Figure 7 summarizes the data from Experiment 2 in the same format as Figure 6, but with the addition of results from the Rectangle context. Table 2 provides the mean constancy indices and confidence intervals for each subject/context, obtained in the same manner as for Experiment 1. The key conclusion we draw from these data is that there is very little if any difference in constancy between the Absence, Rectangle, and Banana context. None of the small differences in constancy indices between the Banana and Absence and between the Banana and Rectangle contexts reached statistical significance for any of the subjects (bootstrapped 95% confidence intervals on differences include 0 in all cases, Table 2). This was true even for S2, who did show an increase of constancy with the addition of the Banana in Experiment 1. Overall, Experiment 2 offers no support for the hypothesis that adding a familiar object to the reference viewing conditions improves color constancy.

Figure 7.

Mean constancy for three contextual object conditions (Absence, Banana and Rectangle), Experiment 2. Same basic format as Figure 6 above. Upper left graph shows S2’s data, upper right graph shows S4’s data, and lower left graph shows S5’s data. Blue, green and red arrows indicate the mean shift in memory matches for the Absence, Banana, and Rectangle contextual object conditions respectively. To indicate the direction of the constancy prediction, the black dashed arrows show the corresponding average of the constancy predictions, at 1/5 the overall vector length.

TABLE II.

Bootstrapped mean Color Constancy (CC) indices and 95% and 99% confidence intervals (CI) for Experiment 2

Subject	Contextual Object Condition	CC Index	95% CI	99% CI
S2	Absence	0.31	(0.22,0.39)	(0.17,0.43)
	Rectangle	0.25	(0.17,0.34)	(0.14,0.36)
	Banana	0.3	(0.20,0.38)	(0.18,0.41)
	Banana-Absence	−0.01	(−0.08,0.11)	(−0.16,0.16)
	Banana-Rectangle	0.05	(−0.08,0.17)	(−0.12,0.21)
S4	Absence	0.39	(0.32,0.47)	(0.29,0.49)
	Rectangle	0.41	(0.33,0.49)	(0.30,0.53)
	Banana	0.41	(0.34,0.48)	(0.32,0.51)
	Banana-Absence	0.02	(−0.10,0.12)	(−0.10,0.15)
	Banana-Rectangle	0.01	(−0.10,0.11)	(−0.14,0.14)
S5	Absence	0.29	(0.13,0.47)	(0.09,0.51)
	Rectangle	0.19	(0.05,0.33)	(−0.01,0.39)
	Banana	0.28	(0.09,0.45)	(0.02,0.50)
	Banana-Absence	−0.01	(−0.15,0.22)	(−0.34,0.32)
	Banana-Rectangle	0.09	(−0.15,0.30)	(−0.24,0.37)

5. Experiment 3

Although the results of Experiment 1 indicated a statistically significant improvement in constancy with the addition of a familiar object to the reference viewing conditions for one subject, this effect was not replicated in Experiment 2 even for that subject. We wondered whether the lack of an overall effect of a familiar object in Experiments 1 and 2 might have been due to the fact that the large checkered background presented during the reference viewing conditions provided a sufficiently strong cue to the illuminant that it masked the effect of any incremental information provided by the addition of the banana. Experiment 3 was designed to probe this possibility.

5.1. Methods

The design of Experiment 3 was the same as that of Experiment 2, with the exception of the following changes.

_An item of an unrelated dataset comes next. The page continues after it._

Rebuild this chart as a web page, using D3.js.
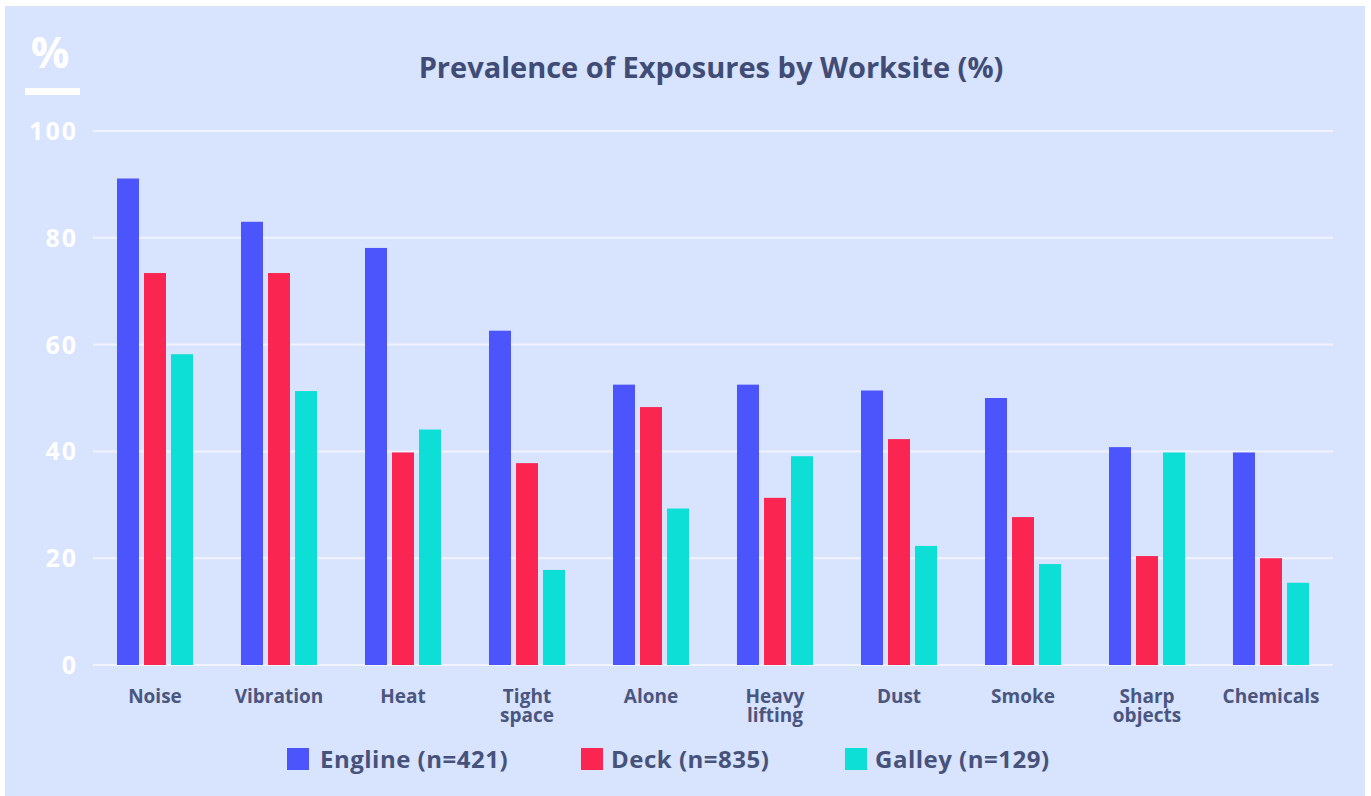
<!DOCTYPE html>
<html><head><meta charset="utf-8">
<script src="https://cdn.jsdelivr.net/npm/d3@7"></script>
<style>
html,body{margin:0;padding:0;background:#ffffff;}
svg{display:block;}
text{font-family:"Open Sans",sans-serif;font-weight:700;}
</style></head>
<body>
<svg id="chart" width="1371" height="796"></svg>
<script>
const categories = ["Noise","Vibration","Heat","Tight space","Alone","Heavy lifting","Dust","Smoke","Sharp objects","Chemicals"];
const seriesNames = ["Engline (n=421)","Deck (n=835)","Galley (n=129)"];
const engineValues = [91.1,83,78.1,62.6,52.5,52.5,51.4,50,40.8,39.8];
const deckValues   = [73.4,73.4,39.8,37.8,48.3,31.3,42.3,27.7,20.4,20];
const galleyValues = [58.2,51.3,44.1,17.8,29.3,39.1,22.3,18.9,39.8,15.4];
const yTicks = [0,20,40,60,80,100];
const title = "Prevalence of Exposures by Worksite (%)";
const colors = ["#4b55fb","#fa2551","#0ddfd7"];

const seriesValues = [engineValues, deckValues, galleyValues];
const rows = categories.map((c,i)=>({cat:c, vals: seriesNames.map((s,j)=>({s, v: seriesValues[j][i]}))}));

const svg = d3.select("#chart");
svg.append("rect").attr("x",5).attr("y",6).attr("width",1360).attr("height",790).attr("fill","#d8e3fd");

const x0 = d3.scaleBand().domain(categories).range([93,1333]).paddingInner(0.387).paddingOuter(0.1935);
const x1 = d3.scaleBand().domain(seriesNames).range([0,x0.bandwidth()]).paddingInner(0.185);
const y = d3.scaleLinear().domain([0,100]).range([665,131]);

// gridlines
svg.append("g").selectAll("line").data(yTicks).join("line")
  .attr("x1",93).attr("x2",1333)
  .attr("y1",d=>y(d)).attr("y2",d=>y(d))
  .attr("stroke","#f1f4ff").attr("stroke-width",2);

// y tick labels
svg.append("g").selectAll("text").data(yTicks).join("text")
  .attr("x",78).attr("y",d=>y(d)).attr("dy","0.36em")
  .attr("text-anchor","end").attr("fill","#ffffff").attr("font-size",25)
  .attr("letter-spacing",2)
  .text(d=>d);

// % marker
svg.append("text").attr("x",50).attr("y",68).attr("text-anchor","middle")
  .attr("fill","#ffffff").attr("font-size",43).text("%");
svg.append("rect").attr("x",25).attr("y",88).attr("width",55).attr("height",7).attr("fill","#ffffff");

// title
svg.append("text").attr("x",711).attr("y",78).attr("text-anchor","middle")
  .attr("fill","#404c76").attr("font-size",29).text(title);

// bars
const groups = svg.append("g").selectAll("g").data(rows).join("g")
  .attr("transform",d=>`translate(${x0(d.cat)},0)`);
groups.selectAll("rect").data(d=>d.vals).join("rect")
  .attr("x",d=>x1(d.s)).attr("width",x1.bandwidth())
  .attr("y",d=>y(d.v)).attr("height",d=>y(0)-y(d.v))
  .attr("fill",(d,i)=>colors[i]);

// category labels (one text per line)
const catLines = [];
categories.forEach(c=>{
  c.split(" ").forEach((w,i)=>catLines.push({c, w, i}));
});
svg.append("g").selectAll("text").data(catLines).join("text")
  .attr("x",d=>x0(d.c)+x0.bandwidth()/2).attr("y",d=>703+d.i*19)
  .attr("text-anchor","middle").attr("fill","#4a5680").attr("font-size",19)
  .text(d=>d.w);

// legend
const legendX = [287,581,845];
const lg = svg.append("g").selectAll("g").data(seriesNames).join("g")
  .attr("transform",(d,i)=>`translate(${legendX[i]},748)`);
lg.append("rect").attr("width",22).attr("height",22).attr("fill",(d,i)=>colors[i]);
lg.append("text").attr("x",(d,i)=>i===0?33:30).attr("y",20).attr("fill","#46527b").attr("font-size",24)
  .attr("letter-spacing",0.5).text(d=>d);
</script>
</body></html>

First, the reference background was changed to a uniform black field. Thus the only cue to the illuminant for the reference patch was the banana/rectangle placed adjacent to it in the Banana and Rectangle contextual object conditions.^§

Second, we modified the test viewing conditions used while the subjects set their matches. Rather than presenting the test stimulus against a large checkered background, the immediate surround of the test stimulus was a uniform black background (15° by 15°). This change was made so that the contrast of the adjusted color would match that of the reference color. A checkered background surrounded the black background square to provide some degree of stabilization to the subject’s state of adaptation during the matching phase.

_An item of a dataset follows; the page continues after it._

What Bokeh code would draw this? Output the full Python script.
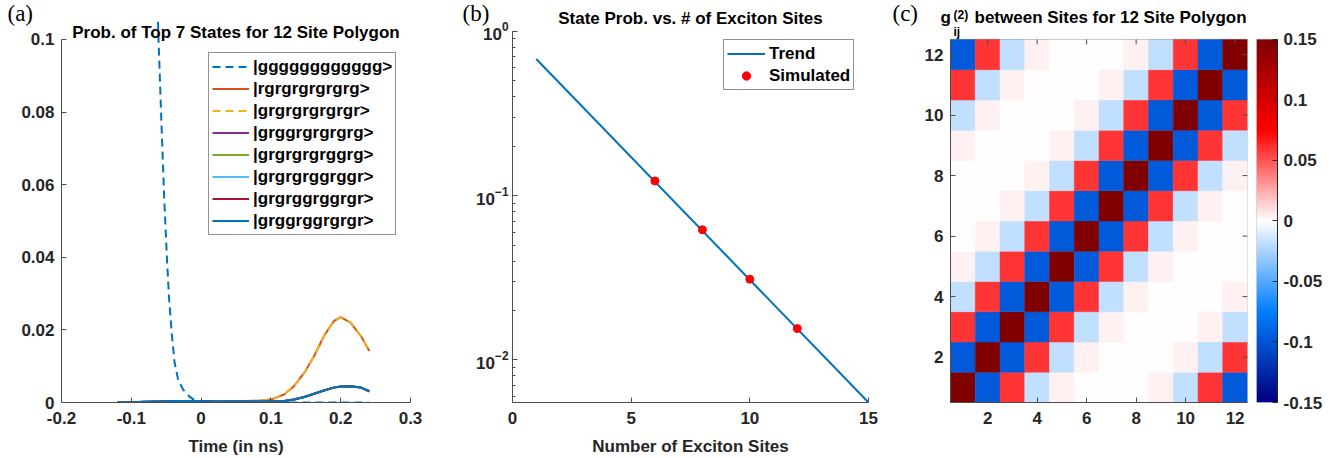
import numpy as np
from bokeh.plotting import figure
from bokeh.layouts import row
from bokeh.models import (Range1d, Legend, LegendItem, Label, LinearColorMapper, Title,
                          FixedTicker, NumeralTickFormatter, ColumnDataSource, BoxAnnotation)
from bokeh.embed import file_html
from bokeh.resources import INLINE

# ---------------- data ----------------
# (a) state probabilities vs time
t_ground = [-0.12, -0.1, -0.085, -0.075, -0.068, -0.061, -0.057, -0.053, -0.049, -0.046,
            -0.042, -0.038, -0.033, -0.026, -0.017, -0.007, 0.0, 0.05, 0.1, 0.15, 0.2, 0.24]
p_ground = [1.0, 0.62, 0.36, 0.22, 0.15, 0.1, 0.078, 0.057, 0.040, 0.029,
            0.019, 0.011, 0.0064, 0.0036, 0.0017, 0.0003, 0.0, 0.0, 0.0, 0.0, 0.0, 0.0]

t_grid = [-0.12, -0.1, -0.08, -0.06, -0.04, -0.02, 0.0, 0.02, 0.04, 0.06, 0.08, 0.1,
          0.119, 0.133, 0.148, 0.162, 0.176, 0.19, 0.2, 0.214, 0.229, 0.241]
p_rgrg = [0.0, 0.0, 0.0, 0.0001, 0.0002, 0.0003, 0.0004, 0.0004, 0.0004, 0.0004, 0.0005, 0.0008,
          0.0022, 0.0045, 0.0082, 0.0128, 0.0183, 0.0224, 0.0235, 0.022, 0.0183, 0.0142]
p_grgr = [0.0, 0.0, 0.0, 0.0001, 0.0002, 0.0003, 0.0004, 0.0004, 0.0004, 0.0004, 0.0005, 0.0008,
          0.0022, 0.0045, 0.0082, 0.0128, 0.0183, 0.0224, 0.0235, 0.022, 0.0183, 0.0142]
p_two_gap = [0.0, 0.0001, 0.0002, 0.0003, 0.0004, 0.0004, 0.0004, 0.0003, 0.0003, 0.0003, 0.0003, 0.0003,
             0.0004, 0.0008, 0.0015, 0.0024, 0.0033, 0.0041, 0.0044, 0.0045, 0.0041, 0.0031]

state_labels = ["|gggggggggggg>", "|rgrgrgrgrgrg>", "|grgrgrgrgrgr>", "|grggrgrgrgrg>",
                "|grgrgrgrggrg>", "|grgrgrggrggr>", "|grgrggrggrgr>", "|grggrggrgrgr>"]

# (b) state probability vs number of exciton sites
sites_sim = [6, 8, 10, 12]
prob_sim = [0.123, 0.062, 0.031, 0.0155]
trend_x = [1, 15]
trend_y = [0.68, 0.0055]

# (c) g2 matrix between sites (row i = site i, column j = site j)
site_idx = list(range(1, 13))
g2 = [
    [0.15, -0.097, 0.059, -0.018, 0.0045, 0.0005, 0.0, 0.0005, 0.0045, -0.018, 0.059, -0.097],
    [-0.097, 0.15, -0.097, 0.059, -0.018, 0.0045, 0.0005, 0.0, 0.0005, 0.0045, -0.018, 0.059],
    [0.059, -0.097, 0.15, -0.097, 0.059, -0.018, 0.0045, 0.0005, 0.0, 0.0005, 0.0045, -0.018],
    [-0.018, 0.059, -0.097, 0.15, -0.097, 0.059, -0.018, 0.0045, 0.0005, 0.0, 0.0005, 0.0045],
    [0.0045, -0.018, 0.059, -0.097, 0.15, -0.097, 0.059, -0.018, 0.0045, 0.0005, 0.0, 0.0005],
    [0.0005, 0.0045, -0.018, 0.059, -0.097, 0.15, -0.097, 0.059, -0.018, 0.0045, 0.0005, 0.0],
    [0.0, 0.0005, 0.0045, -0.018, 0.059, -0.097, 0.15, -0.097, 0.059, -0.018, 0.0045, 0.0005],
    [0.0005, 0.0, 0.0005, 0.0045, -0.018, 0.059, -0.097, 0.15, -0.097, 0.059, -0.018, 0.0045],
    [0.0045, 0.0005, 0.0, 0.0005, 0.0045, -0.018, 0.059, -0.097, 0.15, -0.097, 0.059, -0.018],
    [-0.018, 0.0045, 0.0005, 0.0, 0.0005, 0.0045, -0.018, 0.059, -0.097, 0.15, -0.097, 0.059],
    [0.059, -0.018, 0.0045, 0.0005, 0.0, 0.0005, 0.0045, -0.018, 0.059, -0.097, 0.15, -0.097],
    [-0.097, 0.059, -0.018, 0.0045, 0.0005, 0.0, 0.0005, 0.0045, -0.018, 0.059, -0.097, 0.15],
]
site_ticks = [2, 4, 6, 8, 10, 12]
cbar_ticks = [-0.15, -0.1, -0.05, 0, 0.05, 0.1, 0.15]

# ---------------- style / layout constants ----------------
FONT = "Liberation Sans"
SERIF = "Liberation Serif"
AX = "#4d4d4d"
TXT = "#262626"
FS = "17px"
LETTER_FS = "23px"
COLORS = ["#0072BD", "#D95319", "#EDB120", "#7E2F8E", "#77AC30", "#4DBEEE", "#A2142F", "#0072BD"]
FRAME_TOP = 18      # common frame top of all plots in the row (pixels)
FRAME_BOT = 403     # frame bottom (pixels)
BORDER_BOT = 458 - FRAME_BOT
TICK_PX = 5


def extend_top(lo, hi, data_top_px):
    """linear range end so that `hi` lands at pixel row data_top_px"""
    return lo + (hi - lo) * (FRAME_BOT - FRAME_TOP) / (FRAME_BOT - data_top_px)


def style_axes(p, minor=False):
    for ax in p.axis:
        ax.axis_line_color = AX
        ax.major_tick_line_color = AX
        ax.minor_tick_line_color = AX if minor else None
        ax.major_tick_in = TICK_PX
        ax.major_tick_out = 0
        ax.minor_tick_in = 3
        ax.minor_tick_out = 0
        ax.major_label_text_font = FONT
        ax.major_label_text_font_size = FS
        ax.major_label_text_font_style = "bold"
        ax.major_label_text_color = TXT
        ax.axis_label_text_font = FONT
        ax.axis_label_text_font_size = FS
        ax.axis_label_text_font_style = "bold"
        ax.axis_label_text_color = TXT
    p.xgrid.visible = False
    p.ygrid.visible = False


def add_title(p, text, standoff, align="center", offset=0, font=FONT, size=FS, style="bold"):
    p.add_layout(Title(text=text, align=align, offset=offset, standoff=standoff,
                       text_font=font, text_font_size=size, text_font_style=style,
                       text_color="#000000"), "above")


def legend_kw():
    return dict(padding=3, spacing=1, label_standoff=4, glyph_height=21, label_height=21,
                label_text_font=FONT, label_text_font_size=FS, label_text_font_style="bold",
                label_text_color="#000000", border_line_color=TXT, border_line_width=1,
                background_fill_alpha=1.0)


# ---------------- panel (a) ----------------
pa = figure(width=440, height=458, output_backend="svg", toolbar_location=None, title=None,
            x_range=Range1d(-0.2, 0.3), y_range=Range1d(0, extend_top(0, 0.1, 39)),
            min_border_left=61, min_border_right=30, min_border_top=FRAME_TOP,
            min_border_bottom=BORDER_BOT)
pa.outline_line_color = None
series = [(t_ground, p_ground, "dashed"), (t_grid, p_rgrg, "solid"), (t_grid, p_grgr, "dashed"),
          (t_grid, p_two_gap, "solid"), (t_grid, p_two_gap, "solid"), (t_grid, p_two_gap, "solid"),
          (t_grid, p_two_gap, "solid"), (t_grid, p_two_gap, "solid")]
items = []
for (tx, py, dash), col, lab in zip(series, COLORS, state_labels):
    r = pa.line(tx, py, line_color=col, line_width=2,
                line_dash="8 5" if dash == "dashed" else "solid")
    items.append(LegendItem(label=lab, renderers=[r]))
leg_a = Legend(items=items, location=(147, 167), glyph_width=37, **legend_kw())
pa.add_layout(leg_a)
pa.xaxis.axis_label = "Time (in ns)"
pa.xaxis.ticker = FixedTicker(ticks=[-0.2, -0.1, 0, 0.1, 0.2, 0.3])
pa.yaxis.ticker = FixedTicker(ticks=[0, 0.02, 0.04, 0.06, 0.08, 0.1])
pa.yaxis.bounds = (0, 0.1)
pa.xaxis.formatter = NumeralTickFormatter(format="0.[0]")
pa.yaxis.formatter = NumeralTickFormatter(format="0.[00]")
style_axes(pa)
pa.xaxis.major_label_standoff = 9
pa.yaxis.major_label_standoff = 7
pa.xaxis.axis_label_standoff = 10
pa.add_layout(Label(x=0.05, y=0.1, y_offset=6.7, text="Prob. of Top 7 States for 12 Site Polygon",
                    text_font=FONT, text_font_size=FS, text_font_style="bold", text_color="#000000",
                    text_align="center", text_baseline="alphabetic"))
add_title(pa, "(a)", -15, align="left", offset=-54, font=SERIF, size=LETTER_FS, style="normal")

# ---------------- panel (b) ----------------
b_top = 10 ** (np.log10(1 / 0.0055) * (FRAME_BOT - FRAME_TOP) / (FRAME_BOT - 31)) * 0.0055
pb = figure(width=450, height=458, output_backend="svg", toolbar_location=None, title=None,
            x_range=Range1d(0, 15), y_range=Range1d(0.0055, b_top), y_axis_type="log",
            min_border_left=72, min_border_right=22, min_border_top=FRAME_TOP,
            min_border_bottom=BORDER_BOT)
pb.outline_line_color = None
r_trend = pb.line(trend_x, trend_y, line_color="#0072BD", line_width=2)
r_sim = pb.scatter(sites_sim, prob_sim, size=8, fill_color="#FF0000", line_color="#FF0000")
leg_b = Legend(items=[LegendItem(label="Trend", renderers=[r_trend]),
                      LegendItem(label="Simulated", renderers=[r_sim])],
               location=(211, 312), glyph_width=38, **legend_kw())
pb.add_layout(leg_b)
pb.xaxis.axis_label = "Number of Exciton Sites"
pb.xaxis.ticker = FixedTicker(ticks=[0, 5, 10, 15])
pb.yaxis.bounds = (0.0055, 1)
style_axes(pb, minor=True)
pb.xaxis.minor_tick_line_color = None
pb.xaxis.major_label_standoff = 9
pb.yaxis.major_label_standoff = 4
pb.xaxis.axis_label_standoff = 10
add_title(pb, "State Prob. vs. # of Exciton Sites", -19.2)
add_title(pb, "(b)", -18.6, align="left", offset=-50, font=SERIF, size=LETTER_FS, style="normal")

# ---------------- panel (c) ----------------
anchors_v = [-0.15, -0.075, 0.0, 0.075, 0.15]
anchors_rgb = np.array([[0, 0, 128], [0, 128, 255], [255, 255, 255], [255, 0, 0], [128, 0, 0]])
levels = np.linspace(-0.15, 0.15, 256)
palette = []
for lv in levels:
    rgb = [int(round(np.interp(lv, anchors_v, anchors_rgb[:, k]))) for k in range(3)]
    palette.append("#%02x%02x%02x" % tuple(rgb))
mapper = LinearColorMapper(palette=palette, low=-0.15, high=0.15)

xs, ys, vs = [], [], []
for i, rowv in zip(site_idx, g2):
    for j, v in zip(site_idx, rowv):
        xs.append(j)
        ys.append(i)
        vs.append(v)
src = ColumnDataSource(dict(x=xs, y=ys, v=vs))

c_lo, c_hi = site_idx[0] - 0.5, site_idx[-1] + 0.5
pc = figure(width=366, height=458, output_backend="svg", toolbar_location=None, title=None,
            x_range=Range1d(c_lo, c_hi), y_range=Range1d(c_lo, extend_top(c_lo, c_hi, 39)),
            min_border_left=60, min_border_right=9, min_border_top=FRAME_TOP,
            min_border_bottom=BORDER_BOT)
pc.rect(x="x", y="y", width=1, height=1, source=src,
        fill_color={"field": "v", "transform": mapper},
        line_color={"field": "v", "transform": mapper}, line_width=0.5)
pc.outline_line_color = None
pc.add_layout(BoxAnnotation(left=c_lo, right=c_hi, bottom=c_lo, top=c_hi, fill_alpha=0,
                            line_color=AX, line_width=1))
# inward tick marks on the top and right edges of the box
tick_dy = (c_hi - c_lo) / (FRAME_BOT - 39) * TICK_PX
tick_dx = (c_hi - c_lo) / 297 * TICK_PX
n_t = len(site_ticks)
pc.segment(x0=site_ticks, y0=[c_hi] * n_t, x1=site_ticks, y1=[c_hi - tick_dy] * n_t,
           line_color=AX, line_width=1)
pc.segment(x0=[c_hi] * n_t, y0=site_ticks, x1=[c_hi - tick_dx] * n_t, y1=site_ticks,
           line_color=AX, line_width=1)
pc.xaxis.ticker = FixedTicker(ticks=site_ticks)
pc.yaxis.ticker = FixedTicker(ticks=site_ticks)
pc.yaxis.bounds = (c_lo, c_hi)
style_axes(pc)
pc.xaxis.major_label_standoff = 9
pc.yaxis.major_label_standoff = 7

# title g_ij^(2) between Sites for 12 Site Polygon
add_title(pc, "g\u00a0\u00a0\u00a0\u00a0 between Sites for 12 Site Polygon", -17.2,
          align="left", offset=-10)
add_title(pc, "(2)", -14.6, align="left", offset=3, size="12px")
add_title(pc, "(c)", -24.2, align="left", offset=-58, font=SERIF, size=LETTER_FS, style="normal")
pc.add_layout(Label(x=c_lo, y=c_hi, x_offset=3, y_offset=7, text="ij",
                    text_font=FONT, text_font_size="12px", text_font_style="bold",
                    text_color="#000000", text_baseline="alphabetic"))

# colour bar as its own narrow plot
pcb = figure(width=83, height=458, output_backend="svg", toolbar_location=None, title=None,
             x_range=Range1d(0, 1), y_range=Range1d(-0.15, extend_top(-0.15, 0.15, 39)),
             y_axis_location="right", x_axis_location=None,
             min_border_left=0, min_border_right=62, min_border_top=FRAME_TOP,
             min_border_bottom=BORDER_BOT)
pcb.image(image=[levels.reshape(-1, 1)], x=0, y=-0.15, dw=1, dh=0.3, color_mapper=mapper)
pcb.outline_line_color = None
pcb.add_layout(BoxAnnotation(left=0, right=1, bottom=-0.15, top=0.15, fill_alpha=0,
                             line_color=TXT, line_width=1))
pcb.yaxis.ticker = FixedTicker(ticks=cbar_ticks)
pcb.yaxis.formatter = NumeralTickFormatter(format="0.[00]")
pcb.yaxis.bounds = (-0.15, 0.15)
style_axes(pcb)
pcb.yaxis.major_label_standoff = 6
pcb.yaxis.axis_line_color = TXT
pcb.yaxis.major_tick_line_color = TXT

layout = row(pa, pb, pc, pcb, spacing=0)
open("out.html", "w").write(file_html(layout, INLINE))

Third, to reduce any influence of the test background that might carry over from the matching phase of one trial to the memorization phase of the next trial, we used two choices of test background, D65 and 4000 K. These were paired with both the D65 and 4000 K contextual objects (banana, rectangle) that were present against the black reference background, leading to four reference/test pairs. Also, we added an interval of 10 seconds between the end of one match and the next memorization phase, during which a uniform black background was presented on the monitor.

Finally, we ran only one reference condition (Absence, D65 Banana, 4000 K Banana, D65 Rectangle, and 4000 K Rectangle) per reference color on any given day, to reduce experience of the color with the other context affecting the match. To match the number of the reference colors to the number of reference conditions, we used 5 reference colors that were equally around the hue circle (CIELAB hue angles (in radians) were π/10, 5π/10, 9π/10, 13π/10 and 17π/10), with lightness and chroma held constant (L* = 78 and C* = 25) across the reference colors.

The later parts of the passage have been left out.